■ **Requirements**
Extract the lines up to and including the one that contains "const y = d3.scaleLinear().domain([0, 0.8]).range([292, 21]);", starting with the first line of the entries below, and omit the pictures.

■ **Material for this exercise**
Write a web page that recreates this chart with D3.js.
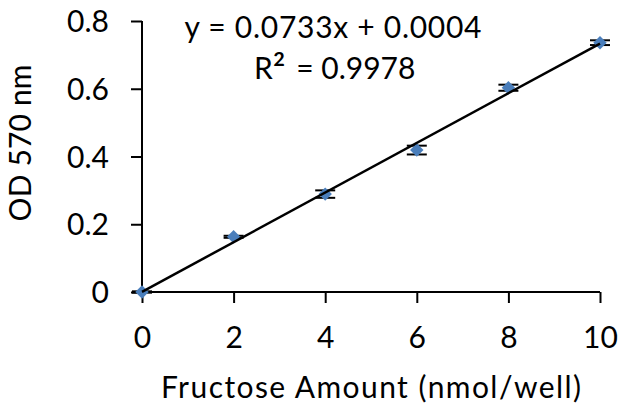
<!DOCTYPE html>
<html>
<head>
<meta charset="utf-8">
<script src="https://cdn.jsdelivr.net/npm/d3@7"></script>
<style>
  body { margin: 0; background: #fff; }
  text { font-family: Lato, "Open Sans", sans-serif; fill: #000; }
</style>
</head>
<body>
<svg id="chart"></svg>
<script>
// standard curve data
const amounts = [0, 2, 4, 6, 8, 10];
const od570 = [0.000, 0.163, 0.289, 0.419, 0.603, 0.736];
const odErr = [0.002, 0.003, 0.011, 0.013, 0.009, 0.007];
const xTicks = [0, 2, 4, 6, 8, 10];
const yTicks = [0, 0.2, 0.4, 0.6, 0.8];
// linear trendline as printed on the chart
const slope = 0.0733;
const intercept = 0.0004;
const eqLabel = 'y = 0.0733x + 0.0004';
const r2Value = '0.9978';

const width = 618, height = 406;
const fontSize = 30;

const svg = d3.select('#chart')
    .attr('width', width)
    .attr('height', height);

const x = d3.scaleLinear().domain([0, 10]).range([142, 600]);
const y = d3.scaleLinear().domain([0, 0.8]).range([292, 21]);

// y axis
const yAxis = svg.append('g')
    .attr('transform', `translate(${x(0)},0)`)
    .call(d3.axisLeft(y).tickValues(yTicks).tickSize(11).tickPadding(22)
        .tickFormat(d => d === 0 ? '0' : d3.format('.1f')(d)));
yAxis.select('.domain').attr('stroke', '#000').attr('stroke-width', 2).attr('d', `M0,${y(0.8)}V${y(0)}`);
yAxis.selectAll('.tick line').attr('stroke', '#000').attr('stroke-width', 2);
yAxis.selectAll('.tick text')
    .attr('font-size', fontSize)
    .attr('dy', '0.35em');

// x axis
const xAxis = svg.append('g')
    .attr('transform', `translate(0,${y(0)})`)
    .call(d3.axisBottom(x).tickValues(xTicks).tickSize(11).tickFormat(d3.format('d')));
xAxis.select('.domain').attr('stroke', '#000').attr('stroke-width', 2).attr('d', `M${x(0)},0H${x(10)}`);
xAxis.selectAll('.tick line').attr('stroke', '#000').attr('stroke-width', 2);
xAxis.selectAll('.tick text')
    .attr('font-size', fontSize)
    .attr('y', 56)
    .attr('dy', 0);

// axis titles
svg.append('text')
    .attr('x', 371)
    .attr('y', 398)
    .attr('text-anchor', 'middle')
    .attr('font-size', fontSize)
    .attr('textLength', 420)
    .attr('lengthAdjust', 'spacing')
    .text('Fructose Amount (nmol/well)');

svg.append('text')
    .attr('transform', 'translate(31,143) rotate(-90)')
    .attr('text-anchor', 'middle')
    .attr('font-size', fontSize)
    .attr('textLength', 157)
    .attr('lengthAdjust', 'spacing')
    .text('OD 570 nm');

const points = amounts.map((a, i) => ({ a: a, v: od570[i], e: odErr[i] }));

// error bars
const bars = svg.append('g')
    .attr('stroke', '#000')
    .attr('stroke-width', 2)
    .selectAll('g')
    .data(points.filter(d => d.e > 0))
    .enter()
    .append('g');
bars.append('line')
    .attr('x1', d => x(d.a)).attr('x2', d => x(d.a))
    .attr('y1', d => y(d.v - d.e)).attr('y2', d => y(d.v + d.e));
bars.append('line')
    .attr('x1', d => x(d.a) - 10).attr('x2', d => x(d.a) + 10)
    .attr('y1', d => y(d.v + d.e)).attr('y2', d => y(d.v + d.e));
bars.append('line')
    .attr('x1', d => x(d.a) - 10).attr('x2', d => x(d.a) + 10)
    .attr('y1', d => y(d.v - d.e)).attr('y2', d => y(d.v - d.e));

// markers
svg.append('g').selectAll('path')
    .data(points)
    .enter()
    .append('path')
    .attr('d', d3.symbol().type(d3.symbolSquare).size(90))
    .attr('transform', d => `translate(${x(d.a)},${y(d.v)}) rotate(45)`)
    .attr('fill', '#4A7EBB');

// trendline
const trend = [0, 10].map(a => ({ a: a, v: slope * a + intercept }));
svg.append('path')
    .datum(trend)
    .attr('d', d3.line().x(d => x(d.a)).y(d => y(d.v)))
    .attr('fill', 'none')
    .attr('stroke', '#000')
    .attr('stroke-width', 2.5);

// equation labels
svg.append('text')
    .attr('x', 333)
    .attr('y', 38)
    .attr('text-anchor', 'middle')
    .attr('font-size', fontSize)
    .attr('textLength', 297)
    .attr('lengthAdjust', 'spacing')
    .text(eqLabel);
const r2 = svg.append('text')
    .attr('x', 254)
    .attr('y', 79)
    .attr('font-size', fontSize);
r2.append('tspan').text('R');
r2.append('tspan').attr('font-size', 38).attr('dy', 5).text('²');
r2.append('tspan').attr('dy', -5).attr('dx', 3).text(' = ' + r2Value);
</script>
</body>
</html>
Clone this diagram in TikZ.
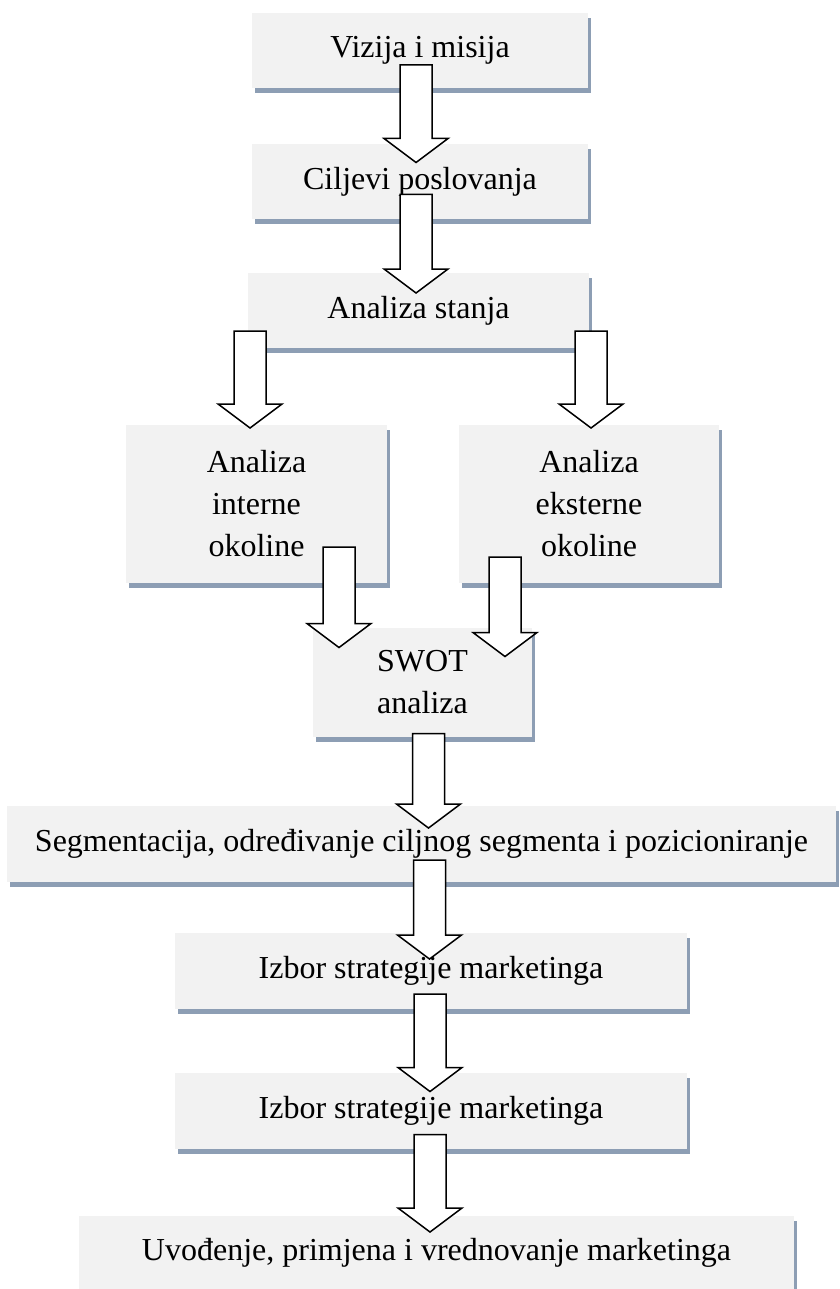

■ **Exercise solution**
Write a web page that recreates this chart with D3.js.
<!DOCTYPE html>
<html>
<head>
<meta charset="utf-8">
<script src="https://cdn.jsdelivr.net/npm/d3@7"></script>
<style>
  body { margin: 0; background: #fff; }
  text { font-family: Lato, "Open Sans", sans-serif; fill: #000; }
</style>
</head>
<body>
<svg id="chart"></svg>
<script>
// standard curve data
const amounts = [0, 2, 4, 6, 8, 10];
const od570 = [0.000, 0.163, 0.289, 0.419, 0.603, 0.736];
const odErr = [0.002, 0.003, 0.011, 0.013, 0.009, 0.007];
const xTicks = [0, 2, 4, 6, 8, 10];
const yTicks = [0, 0.2, 0.4, 0.6, 0.8];
// linear trendline as printed on the chart
const slope = 0.0733;
const intercept = 0.0004;
const eqLabel = 'y = 0.0733x + 0.0004';
const r2Value = '0.9978';

const width = 618, height = 406;
const fontSize = 30;

const svg = d3.select('#chart')
    .attr('width', width)
    .attr('height', height);

const x = d3.scaleLinear().domain([0, 10]).range([142, 600]);
const y = d3.scaleLinear().domain([0, 0.8]).range([292, 21]);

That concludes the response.